Except something drastic, urgent and daring is done, Maputo Declaration will only remain in Africa’s distant memory. African national leaders need to look at the core issues holding back progress in agriculture and food security and form a common front against them. From Mozambique, a lot can be learnt, and the lessons can help Africa on the way forward. Extremes of weather events – such as excessive heat and drought, tropical storms and cyclones, torrential rains and flooding – pose terrible risks for agriculture in Africa. Pests, diseases and crop afflictions lead to poor harvests and food shortages. Terrorism and banditry are gradually eroding the serenity and safety of Africa’s rural countryside and some remedial steps urgently need to be taken. Rural infrastructure needs to be built, upgraded or rehabilitated and made fit-for-purpose. Where market reforms become necessary requirements for a boost in agricultural development, these should be carried out without delay. The unfolding impacts of COVID 19 also need to be put in proper perspectives as the pandemic affects food production, consumption and pricing worldwide.

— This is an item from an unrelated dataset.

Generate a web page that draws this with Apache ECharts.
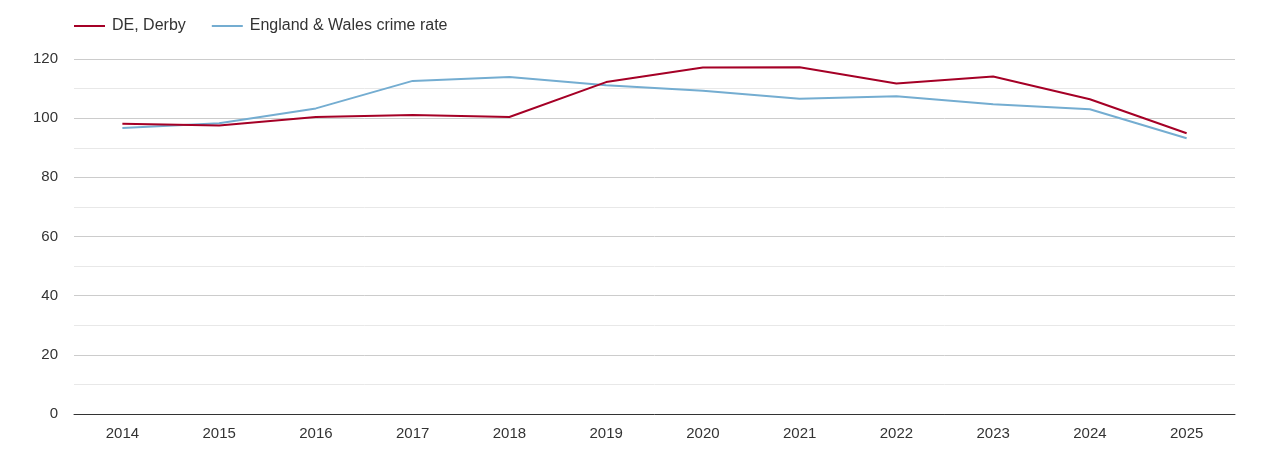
<!DOCTYPE html>
<html>
<head>
<meta charset="utf-8">
<script src="https://cdn.jsdelivr.net/npm/echarts@6/dist/echarts.min.js"></script>
<style>
html,body{margin:0;padding:0;background:#fff;}
#chart{width:1270px;height:450px;}
</style>
</head>
<body>
<div id="chart"></div>
<script>
var years = ['2014','2015','2016','2017','2018','2019','2020','2021','2022','2023','2024','2025'];
var derby = [98.1, 97.5, 100.4, 101.1, 100.4, 112.2, 117.1, 117.2, 111.7, 114.1, 106.4, 94.9];
var englandWales = [96.7, 98.3, 103.3, 112.6, 113.9, 111.1, 109.3, 106.6, 107.4, 104.7, 103.0, 93.2];
var seriesNames = ['DE, Derby', 'England & Wales crime rate'];
var seriesColors = ['#a50026', '#74add1'];

var chart = echarts.init(document.getElementById('chart'));
var font = '"Liberation Sans", Arial, sans-serif';
chart.setOption({
  animation: false,
  textStyle: { fontFamily: font },
  legend: {
    left: 69,
    top: 13,
    icon: 'rect',
    itemWidth: 31,
    itemHeight: 2,
    itemGap: 26,
    textStyle: { fontSize: 16, color: '#333', fontFamily: font, padding: [0, 0, 0, 2] },
    data: seriesNames
  },
  grid: { left: 74, right: 35, top: 59, bottom: 36 },
  xAxis: {
    type: 'category',
    data: years,
    boundaryGap: true,
    axisTick: { show: false },
    axisLine: { lineStyle: { color: '#333', width: 1 } },
    axisLabel: { fontSize: 15, color: '#333', margin: 12, fontFamily: font }
  },
  yAxis: {
    type: 'value',
    min: 0,
    max: 120,
    interval: 20,
    axisLine: { show: false },
    axisTick: { show: false },
    axisLabel: { fontSize: 15, color: '#333', margin: 16, fontFamily: font, padding: [4, 0, 0, 0] },
    splitLine: { lineStyle: { color: '#cccccc', width: 1 } },
    minorTick: { show: false, splitNumber: 2 },
    minorSplitLine: { show: true, lineStyle: { color: '#e8e8e8', width: 1 } }
  },
  series: [
    {
      name: seriesNames[0],
      type: 'line',
      data: derby,
      symbol: 'none',
      color: seriesColors[0],
      lineStyle: { width: 2 },
      z: 3
    },
    {
      name: seriesNames[1],
      type: 'line',
      data: englandWales,
      symbol: 'none',
      color: seriesColors[1],
      lineStyle: { width: 2 },
      z: 2
    }
  ]
});
</script>
</body>
</html>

As the world commemorates the World Food Day, Africa’s scorecard on food security needs to be reviewed vis-à-vis the hopes and expectations of yesteryears. Progress appears to have been more in “declaration” than in actions. Africa needs to now move from words to actions as 17 years are long enough for a continent to turn its food hardship into fortune. Maputo is ripe for an overhaul. Africa’s food security initiative needs a new lease of life and a new direction.